There’s no good time to be an absent father — but especially not now.
The pandemic has created too many absences in our children’s lives: absence from school (and for some, absence from nutritious breakfasts and lunches), absence from friends, absence from grandparents who must guard their own health, absence from the financial security that comes from a parent having work, absence from a sense of safety and stability.
I know all about absent fathers; I was one myself. And if I could relive those decades, I would do it all differently.
Nearly 1 in 4 American children today (more than 24 million) live in single-parent households, usually without fathers. For minority children, the numbers who live without fathers is even greater: 42% of Hispanic children and nearly 67% of black children.
I don’t believe that all two-parent homes are better for children than single-parent homes, but I do think that our children are in the midst of a crisis. This is no time for any father living separately from his children to be an absent father as well.
When my son was born, I was 31 years old and busy with a drug habit. He was a few months old before I even saw him. Then, I became a street-walking, vacant-building living crack addict. During the next dozen years of my son’s life, I probably laid eyes on him just two or three times.
Back then, everyone called me “Hammer,” and I thought of myself as tough. Now, as I near 70, I know I wasn’t tough at all. Tough would have been being an active and supportive father.
I was 43 before I got myself clean. One morning, I woke up on a bench at a bus stop and said: “I must be crazy. This ain’t me.”

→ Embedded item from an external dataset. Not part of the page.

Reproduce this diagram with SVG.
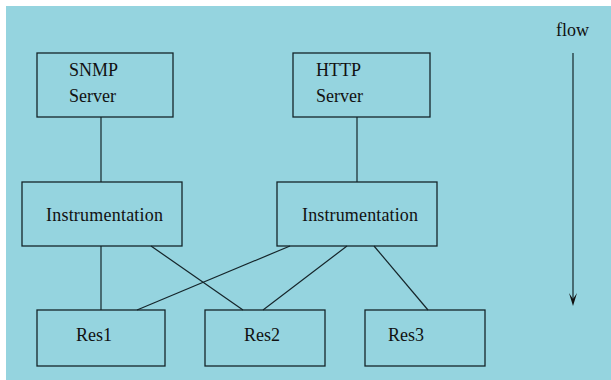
<svg xmlns="http://www.w3.org/2000/svg" width="611" height="380" viewBox="0 0 611 380">
<style>
.box{fill:none;stroke:#15252a;stroke-width:1.3}
.ln{stroke:#15252a;stroke-width:1.2;fill:none}
.t{font-family:"Liberation Serif","Times New Roman",serif;font-size:18px;fill:#111}
</style>
<rect x="0" y="0" width="611" height="380" fill="#ffffff"/>
<rect x="6" y="6" width="605" height="374" fill="#95d4df"/>
<g id="connectors">
<line class="ln" x1="101" y1="117" x2="101" y2="182"/>
<line class="ln" x1="357" y1="117" x2="357" y2="182"/>
<line class="ln" x1="101" y1="246" x2="101" y2="310"/>
<line class="ln" x1="151" y1="246" x2="243" y2="310"/>
<line class="ln" x1="290" y1="246" x2="137" y2="310"/>
<line class="ln" x1="347" y1="246" x2="263" y2="310"/>
<line class="ln" x1="374" y1="246" x2="428" y2="310"/>
</g>
<g id="flow">
<text class="t" x="556" y="36">flow</text>
<line class="ln" x1="573" y1="53" x2="573" y2="300"/>
<polygon points="569,293 573,306 577,293 573,299" fill="#111"/>
</g>
<g id="snmp-server">
<rect class="box" x="37" y="53" width="136" height="64"/>
<text class="t" x="69" y="76">SNMP</text>
<text class="t" x="69" y="102">Server</text>
</g>
<g id="http-server">
<rect class="box" x="293" y="53" width="137" height="64"/>
<text class="t" x="316" y="76">HTTP</text>
<text class="t" x="316" y="102">Server</text>
</g>
<g id="instr1">
<rect class="box" x="22" y="182" width="160" height="64"/>
<text class="t" x="46" y="221" textLength="117">Instrumentation</text>
</g>
<g id="instr2">
<rect class="box" x="277" y="182" width="160" height="64"/>
<text class="t" x="302" y="221" textLength="116">Instrumentation</text>
</g>
<g id="res1">
<rect class="box" x="37" y="310" width="128" height="56"/>
<text class="t" x="76" y="341">Res1</text>
</g>
<g id="res2">
<rect class="box" x="205" y="310" width="120" height="56"/>
<text class="t" x="244" y="341">Res2</text>
</g>
<g id="res3">
<rect class="box" x="365" y="310" width="120" height="56"/>
<text class="t" x="388" y="341">Res3</text>
</g>
</svg>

After rehab, I went to community college and earned a bachelor’s degree and then a master’s in social work from Washington University in St. Louis. When the opportunity came along to help other men (mostly dropouts with drug habits and prison records like I had) to become responsible fathers, I grabbed it.
That’s how the Fathers’ Support Center was born. It’s still what I do. In 23 years, we’ve had 17,000 men go through our programs, affecting the lives of more than 42,500 children.
Let’s be clear: if you’ve made a baby, you need to help support your child and your child’s mother. You also need to understand the psychological and emotional negatives for your child if you are not supportive. Children without fathers in their lives are more likely to run away, more likely to drop out of high school, more likely to become involved in crime and illegal drugs, and more likely to commit suicide. Girls without fathers in their lives are more likely to become teenage mothers.
And that’s without all the extra stresses on children from absences caused by the coronavirus.
So, what can fathers living outside their children’s homes do right now to help?
With all the loss of jobs, maybe you can’t contribute much to your child’s financial well-being. And with social distancing, even if it was OK with your child’s mother, you probably shouldn’t enter your child’s home.
But you can still enter your child’s daily life — with a phone, with FaceTime, with Zoom.
Call your children and ask about their day. Help with homework. Talk over problems they’re having. At bedtime, read a story. Or tell a story. Maybe tell the story of your own life: the things you did wrong and the things you did better.
As social distancing rules relax, take your son or daughter for a walk in the park, spend an afternoon playing ball, or explore a new part of town.
If you can be there every day for your child (even for now just by phone), you increase their sense of stability, support, and love. That will encourage them to strive to do their best and to have hope for the future.
In this moment, when our children experience so many absences, we — their fathers — need to help. Don’t be absent. Instead, it’s time to step up and say, “Here I am.”
Halbert Sullivan is the founder and CEO of Fathers & Families Support Center in St. Louis.